According to Omni's Marketing and Communications Manager Lorenzo Adams, the company has presold 5,000 machines so far, set to be delivered by the end of the year.
But Mario Madrigal, watching the treadmill gamers from the sidelines, was skeptical that the machine would take off among game fans.
"This is too big," he said. "Where are you going to put it?"
The 25-year-old had waited two hours to test out the Oculus Rift, one of E3's highly anticipated VR offerings, in a private room. The chance to feel as if he were seated in a spaceship cockpit, even for a few minutes, was worth the wait, he said.

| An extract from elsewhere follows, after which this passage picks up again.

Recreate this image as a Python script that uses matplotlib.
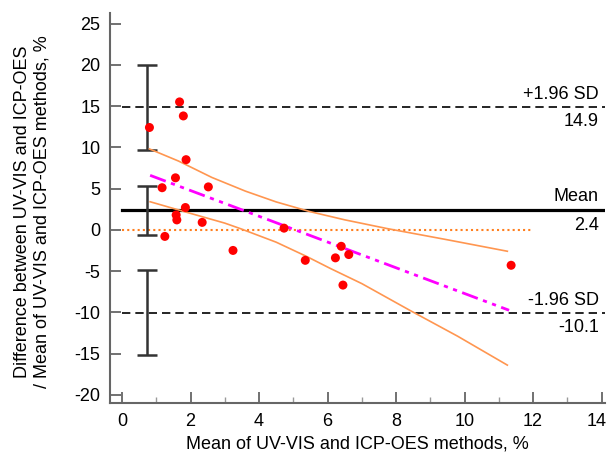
import matplotlib
matplotlib.use("Agg")
import matplotlib.pyplot as plt
import matplotlib.transforms as mtransforms
import numpy as np

plt.rcParams['font.family'] = ['Liberation Sans', 'DejaVu Sans']
plt.rcParams['axes.unicode_minus'] = False

# Bland-Altman data
meanValues = [0.80, 1.68, 1.79, 1.87, 1.56, 1.17, 2.52, 1.85, 1.58, 1.60,
              2.34, 1.25, 3.24, 4.73, 5.35, 6.23, 6.40, 6.62, 6.45, 11.36]
diffValues = [12.4, 15.5, 13.8, 8.5, 6.3, 5.1, 5.2, 2.7, 1.8, 1.2,
              0.9, -0.8, -2.5, 0.2, -3.7, -3.4, -2.0, -3.0, -6.7, -4.3]

MEAN_DIFF = 2.4
UPPER_LOA = 14.9
LOWER_LOA = -10.1

# confidence intervals of the mean and limits (low, high)
ciBars = [(9.7, 20.0), (-0.6, 5.3), (-15.2, -4.9)]
CI_X = 0.72

# regression line and its confidence band
regressionX = [0.82, 11.3]
regressionY = [6.6, -9.75]
upperBandX = [0.8, 1.65, 2.62, 3.6, 4.5, 5.5, 6.5, 7.74, 9.5, 11.25]
upperBandY = [9.8, 8.33, 6.35, 4.69, 3.38, 2.19, 1.21, 0.15, -1.21, -2.6]
lowerBandX = [0.82, 1.99, 3.0, 3.45, 4.5, 5.4, 6.08, 7.0, 8.42, 9.8, 11.25]
lowerBandY = [3.4, 2.0, 0.81, 0.15, -1.5, -3.25, -4.68, -6.52, -9.8, -12.9, -16.4]

fig = plt.figure(figsize=(6.08, 4.57), dpi=100)
ax = fig.add_axes([0.181, 0.118, 0.814, 0.854])

XMIN, XMAX = -0.35, 14.1
ax.set_xlim(XMIN, XMAX)
ax.set_ylim(-21, 26.3)

# reference lines
ax.plot([0, XMAX], [UPPER_LOA, UPPER_LOA], color="black", linestyle=(0, (5, 3)), linewidth=1.2)
ax.plot([0, XMAX], [LOWER_LOA, LOWER_LOA], color="black", linestyle=(0, (5, 3)), linewidth=1.2)
ax.plot([0, XMAX], [MEAN_DIFF, MEAN_DIFF], color="black", linewidth=2.3)
ax.plot([0, 12.0], [0, 0], color="#ff7f1e", linestyle=(0, (1, 1.5)), linewidth=1.5)

# CI error bars
for low, high in ciBars:
    ax.errorbar([CI_X], [(low + high) / 2], yerr=[[(high - low) / 2], [(high - low) / 2]],
                fmt="none", ecolor="#333333", elinewidth=1.8, capsize=7, capthick=1.8)

# regression and confidence band
ax.plot(upperBandX, upperBandY, color="#ff9650", linewidth=1.2)
ax.plot(lowerBandX, lowerBandY, color="#ff9650", linewidth=1.2)
ax.plot(regressionX, regressionY, color="#ff00ff", linewidth=2,
        linestyle=(0, (6, 2, 1.5, 2, 1.5, 2)))

ax.scatter(meanValues, diffValues, s=42, color="#ff0000", zorder=5, edgecolors="none")

# annotations at right
TX = 13.92
FS = 13
ax.text(TX, UPPER_LOA + 0.5, "+1.96 SD", ha="right", va="bottom", fontsize=FS)
ax.text(TX, UPPER_LOA - 0.7, "%.1f" % UPPER_LOA, ha="right", va="top", fontsize=FS)
ax.text(TX, MEAN_DIFF + 0.6, "Mean", ha="right", va="bottom", fontsize=FS)
ax.text(TX, MEAN_DIFF - 0.8, "%.1f" % MEAN_DIFF, ha="right", va="top", fontsize=FS)
ax.text(TX, LOWER_LOA + 0.5, "-1.96 SD", ha="right", va="bottom", fontsize=FS)
ax.text(TX, LOWER_LOA - 0.7, "%.1f" % LOWER_LOA, ha="right", va="top", fontsize=FS)

# axes styling
for side in ["top", "right"]:
    ax.spines[side].set_visible(False)
for side in ["left", "bottom"]:
    ax.spines[side].set_color("#666666")
    ax.spines[side].set_linewidth(1.5)

ax.set_xticks(np.arange(0, 15, 2))
ax.set_xticks(np.arange(1, 14, 2), minor=True)
ax.set_yticks(np.arange(-20, 26, 5))
ax.tick_params(axis="both", which="major", direction="in", length=8, width=1.3,
               color="#666666", labelsize=FS, pad=7)
ax.tick_params(axis="x", which="minor", direction="in", length=4, width=1, color="#999999")

# keep the last x label inside the figure
lastLabel = ax.get_xticklabels()[-1]
lastLabel.set_transform(lastLabel.get_transform() +
                        mtransforms.ScaledTranslation(-5 / 100, 0, fig.dpi_scale_trans))

ax.set_xlabel("Mean of UV-VIS and ICP-OES methods, %", fontsize=FS, labelpad=4)
ax.set_ylabel("Difference between UV-VIS and ICP-OES\n/ Mean of UV-VIS and ICP-OES methods, %",
              fontsize=FS)
ax.yaxis.set_label_coords(-0.12, 0.49)

fig.savefig("out.png", dpi=100)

Oculus also showcased its Samsung Gear VR, letting guests dart through new worlds just by strapping on headphones and goggles, and spinning around on their chairs while hitting buttons on their game consoles.
Madrigal said he came away feeling optimistic about the future of virtual reality. "I feel like anyone can appreciate slapping this on," he said. "Then you're flying in space."